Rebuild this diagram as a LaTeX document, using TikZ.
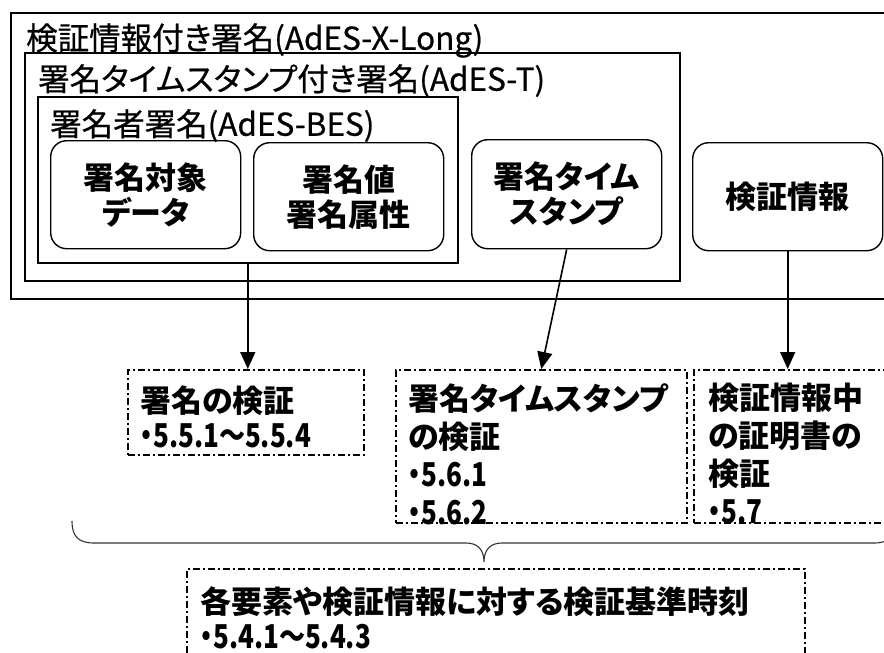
\documentclass[tikz,border=0pt]{standalone}
\usepackage{fontspec}
\setmainfont{Noto Sans CJK JP}[RawFeature={+palt}]
\newfontfamily\titlefont{Noto Sans CJK JP}[RawFeature={+palt},FakeBold=0.6]
\newcommand{\numline}[1]{\scalebox{0.84}[1.06]{#1}}
\usetikzlibrary{arrows.meta}
\begin{document}
\begin{tikzpicture}[x=1pt,y=-1pt,
  frame/.style={draw, line width=1.6pt, anchor=north west, inner sep=0pt},
  rbox/.style={draw, line width=1.4pt, rounded corners=16pt, anchor=north west, inner sep=0pt, align=center, font=\bfseries\fontsize{31}{35}\selectfont},
  title/.style={anchor=north west, inner sep=0pt, font=\titlefont\fontsize{31.5}{35}\selectfont},
  vbox/.style={draw, line width=1.5pt, dash pattern=on 7pt off 3pt on 2pt off 3pt, anchor=north west, inner sep=0pt},
  vtext/.style={anchor=north west, inner sep=0pt, align=left, font=\bfseries\fontsize{31}{38}\selectfont},
  arr/.style={line width=1.6pt, -{Triangle[width=15pt,length=17pt]}},
  bracestyle/.style={line width=1.1pt, black!80}
]
\useasboundingbox (0,0) rectangle (884,653);
% frames
\node[frame, minimum width=890pt, minimum height=286pt] (xlong) at (10,12) {};
\node[frame, minimum width=655pt, minimum height=228pt] (adest) at (24,52) {};
\node[frame, minimum width=420pt, minimum height=166pt] (bes) at (37,96) {};
\node[title] (t1) at (26,23) {検証情報付き署名(AdES-X-Long)};
\node[title] (t2) at (38,64) {署名タイムスタンプ付き署名(AdES-T)};
\node[title] (t3) at (50,109) {署名者署名(AdES-BES)};
% rounded boxes
\node[rbox, minimum width=190pt, minimum height=108pt] (b1) at (50,140) {署名対象\\データ};
\node[rbox, minimum width=190pt, minimum height=108pt] (b2) at (253,142) {署名値\\署名属性};
\node[rbox, minimum width=190pt, minimum height=109pt] (b3) at (471,139) {署名タイム\\スタンプ};
\node[rbox, minimum width=190pt, minimum height=108pt] (b4) at (692,142) {検証情報};
% verification boxes
\node[vbox, minimum width=236pt, minimum height=85pt] (v1) at (127,369) {};
\node[vbox, minimum width=291pt, minimum height=153pt] (v2) at (395,369) {};
\node[vbox, minimum width=194pt, minimum height=153pt] (v3) at (693,369) {};
\node[vbox, minimum width=618pt, minimum height=112pt] (vb) at (186,568) {};
\node[vtext, font=\bfseries\fontsize{31}{35}\selectfont] (v1t) at (140,386) {署名の検証\\\numline{・5.5.1～5.5.4}};
\node[vtext] (v2t) at (408,383) {署名タイムスタンプ\\の検証\\\numline{・5.6.1}\\\numline{・5.6.2}};
\node[vtext] (v3t) at (708,383) {検証情報中\\の証明書の\\検証\\\numline{・5.7}};
\node[vtext, font=\bfseries\fontsize{31}{35}\selectfont] (vbt) at (200,586) {各要素や検証情報に対する検証基準時刻\\\numline{・5.4.1～5.4.3}};
% arrows
\draw[arr] (bes.south) -- (bes.south |- v1.north);
\draw[arr] (b3.south) -- (v2.north);
\draw[arr] (b4.south) -- (b4.south |- v3.north);
% brace
\coordinate (brL) at (72,521);
\coordinate (brR) at (896,521);
\coordinate (brT) at (484,562);
\draw[bracestyle] (brL) .. controls (72,536) and (78,543) .. (94,543) -- (466,543)
  .. controls (478,543) and (484,550) .. (brT)
  .. controls (484,550) and (490,543) .. (502,543) -- (874,543)
  .. controls (890,543) and (896,536) .. (brR);
\end{tikzpicture}
\end{document}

····················

Using the data above, print every line exactly, omitting pictures.

* **RESPONSE**
Rebuild this diagram as a LaTeX document, using TikZ.
\documentclass[tikz,border=0pt]{standalone}
\usepackage{fontspec}
\setmainfont{Noto Sans CJK JP}[RawFeature={+palt}]
\newfontfamily\titlefont{Noto Sans CJK JP}[RawFeature={+palt},FakeBold=0.6]
\newcommand{\numline}[1]{\scalebox{0.84}[1.06]{#1}}
\usetikzlibrary{arrows.meta}
\begin{document}
\begin{tikzpicture}[x=1pt,y=-1pt,
  frame/.style={draw, line width=1.6pt, anchor=north west, inner sep=0pt},
  rbox/.style={draw, line width=1.4pt, rounded corners=16pt, anchor=north west, inner sep=0pt, align=center, font=\bfseries\fontsize{31}{35}\selectfont},
  title/.style={anchor=north west, inner sep=0pt, font=\titlefont\fontsize{31.5}{35}\selectfont},
  vbox/.style={draw, line width=1.5pt, dash pattern=on 7pt off 3pt on 2pt off 3pt, anchor=north west, inner sep=0pt},
  vtext/.style={anchor=north west, inner sep=0pt, align=left, font=\bfseries\fontsize{31}{38}\selectfont},
  arr/.style={line width=1.6pt, -{Triangle[width=15pt,length=17pt]}},
  bracestyle/.style={line width=1.1pt, black!80}
]
\useasboundingbox (0,0) rectangle (884,653);
% frames
\node[frame, minimum width=890pt, minimum height=286pt] (xlong) at (10,12) {};
\node[frame, minimum width=655pt, minimum height=228pt] (adest) at (24,52) {};
\node[frame, minimum width=420pt, minimum height=166pt] (bes) at (37,96) {};
\node[title] (t1) at (26,23) {検証情報付き署名(AdES-X-Long)};
\node[title] (t2) at (38,64) {署名タイムスタンプ付き署名(AdES-T)};
\node[title] (t3) at (50,109) {署名者署名(AdES-BES)};
% rounded boxes
\node[rbox, minimum width=190pt, minimum height=108pt] (b1) at (50,140) {署名対象\\データ};
\node[rbox, minimum width=190pt, minimum height=108pt] (b2) at (253,142) {署名値\\署名属性};
\node[rbox, minimum width=190pt, minimum height=109pt] (b3) at (471,139) {署名タイム\\スタンプ};
\node[rbox, minimum width=190pt, minimum height=108pt] (b4) at (692,142) {検証情報};
% verification boxes
\node[vbox, minimum width=236pt, minimum height=85pt] (v1) at (127,369) {};
\node[vbox, minimum width=291pt, minimum height=153pt] (v2) at (395,369) {};
\node[vbox, minimum width=194pt, minimum height=153pt] (v3) at (693,369) {};
\node[vbox, minimum width=618pt, minimum height=112pt] (vb) at (186,568) {};
\node[vtext, font=\bfseries\fontsize{31}{35}\selectfont] (v1t) at (140,386) {署名の検証\\\numline{・5.5.1～5.5.4}};
\node[vtext] (v2t) at (408,383) {署名タイムスタンプ\\の検証\\\numline{・5.6.1}\\\numline{・5.6.2}};
\node[vtext] (v3t) at (708,383) {検証情報中\\の証明書の\\検証\\\numline{・5.7}};
\node[vtext, font=\bfseries\fontsize{31}{35}\selectfont] (vbt) at (200,586) {各要素や検証情報に対する検証基準時刻\\\numline{・5.4.1～5.4.3}};
% arrows
\draw[arr] (bes.south) -- (bes.south |- v1.north);
\draw[arr] (b3.south) -- (v2.north);
\draw[arr] (b4.south) -- (b4.south |- v3.north);
% brace
\coordinate (brL) at (72,521);
\coordinate (brR) at (896,521);
\coordinate (brT) at (484,562);
\draw[bracestyle] (brL) .. controls (72,536) and (78,543) .. (94,543) -- (466,543)
  .. controls (478,543) and (484,550) .. (brT)
  .. controls (484,550) and (490,543) .. (502,543) -- (874,543)
  .. controls (890,543) and (896,536) .. (brR);
\end{tikzpicture}
\end{document}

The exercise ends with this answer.